To do -
Extract all lines containing "this".

Task material -
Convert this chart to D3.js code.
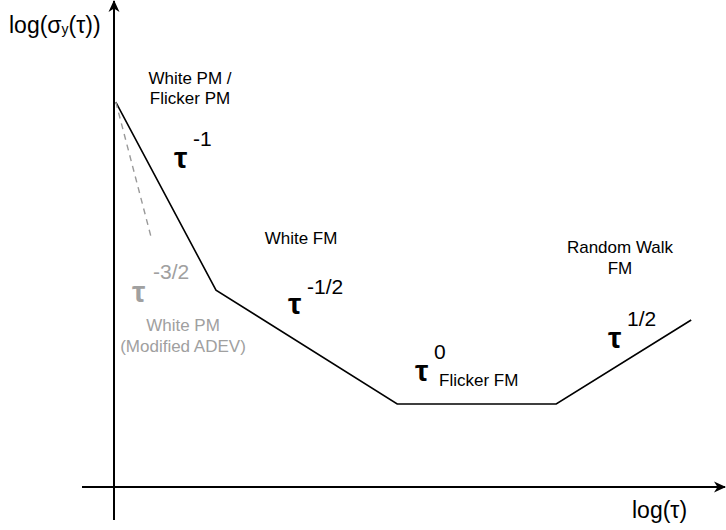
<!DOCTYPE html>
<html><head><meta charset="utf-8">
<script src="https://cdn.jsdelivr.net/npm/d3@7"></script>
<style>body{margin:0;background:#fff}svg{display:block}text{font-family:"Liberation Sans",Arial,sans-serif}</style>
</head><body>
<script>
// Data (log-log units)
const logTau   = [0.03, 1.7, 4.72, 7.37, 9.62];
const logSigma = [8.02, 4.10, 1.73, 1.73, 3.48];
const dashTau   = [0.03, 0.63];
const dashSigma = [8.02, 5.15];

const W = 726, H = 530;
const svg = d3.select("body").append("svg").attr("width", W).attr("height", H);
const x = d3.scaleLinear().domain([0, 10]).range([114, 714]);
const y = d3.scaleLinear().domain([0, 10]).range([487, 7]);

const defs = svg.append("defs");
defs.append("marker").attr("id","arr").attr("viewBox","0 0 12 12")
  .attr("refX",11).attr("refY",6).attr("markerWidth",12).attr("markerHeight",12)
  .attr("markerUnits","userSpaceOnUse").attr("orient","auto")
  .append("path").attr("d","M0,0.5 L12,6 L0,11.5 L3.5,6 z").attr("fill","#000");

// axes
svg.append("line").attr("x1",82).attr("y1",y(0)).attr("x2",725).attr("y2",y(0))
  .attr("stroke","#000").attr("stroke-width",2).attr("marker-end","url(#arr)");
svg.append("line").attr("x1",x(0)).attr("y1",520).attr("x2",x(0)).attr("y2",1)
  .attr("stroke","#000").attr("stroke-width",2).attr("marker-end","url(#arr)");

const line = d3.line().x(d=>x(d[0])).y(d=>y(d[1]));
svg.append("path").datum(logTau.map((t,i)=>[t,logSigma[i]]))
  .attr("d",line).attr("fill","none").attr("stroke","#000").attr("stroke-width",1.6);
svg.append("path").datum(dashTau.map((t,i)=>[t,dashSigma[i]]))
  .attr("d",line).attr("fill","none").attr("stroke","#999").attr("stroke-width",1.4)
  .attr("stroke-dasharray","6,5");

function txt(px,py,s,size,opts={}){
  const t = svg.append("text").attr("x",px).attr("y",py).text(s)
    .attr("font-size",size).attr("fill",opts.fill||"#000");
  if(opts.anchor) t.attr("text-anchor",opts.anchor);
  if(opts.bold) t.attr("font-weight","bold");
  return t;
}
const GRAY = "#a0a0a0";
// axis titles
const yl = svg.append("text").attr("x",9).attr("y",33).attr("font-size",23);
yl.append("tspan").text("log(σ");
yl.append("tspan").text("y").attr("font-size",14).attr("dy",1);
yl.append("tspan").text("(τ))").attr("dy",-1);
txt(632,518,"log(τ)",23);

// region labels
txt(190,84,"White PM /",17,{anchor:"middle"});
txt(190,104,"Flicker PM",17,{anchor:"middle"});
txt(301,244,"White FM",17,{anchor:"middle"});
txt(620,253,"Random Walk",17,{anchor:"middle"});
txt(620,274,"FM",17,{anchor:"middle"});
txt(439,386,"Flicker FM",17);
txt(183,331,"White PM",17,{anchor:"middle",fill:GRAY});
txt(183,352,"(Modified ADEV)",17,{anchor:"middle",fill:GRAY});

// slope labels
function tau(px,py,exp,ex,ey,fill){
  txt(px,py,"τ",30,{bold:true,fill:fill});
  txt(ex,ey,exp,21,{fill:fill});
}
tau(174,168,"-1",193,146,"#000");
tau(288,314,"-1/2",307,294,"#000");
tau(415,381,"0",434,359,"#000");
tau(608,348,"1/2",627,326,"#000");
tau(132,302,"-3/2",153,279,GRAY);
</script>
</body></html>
---
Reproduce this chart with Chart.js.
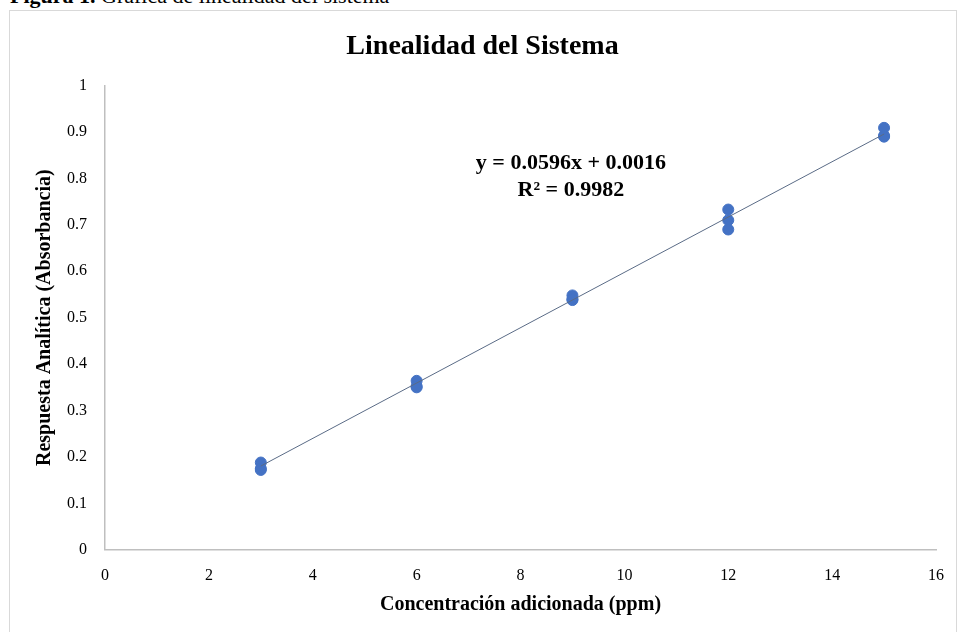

Exercise response -
Convert this chart to D3.js code.
Reproduce this chart with Chart.js.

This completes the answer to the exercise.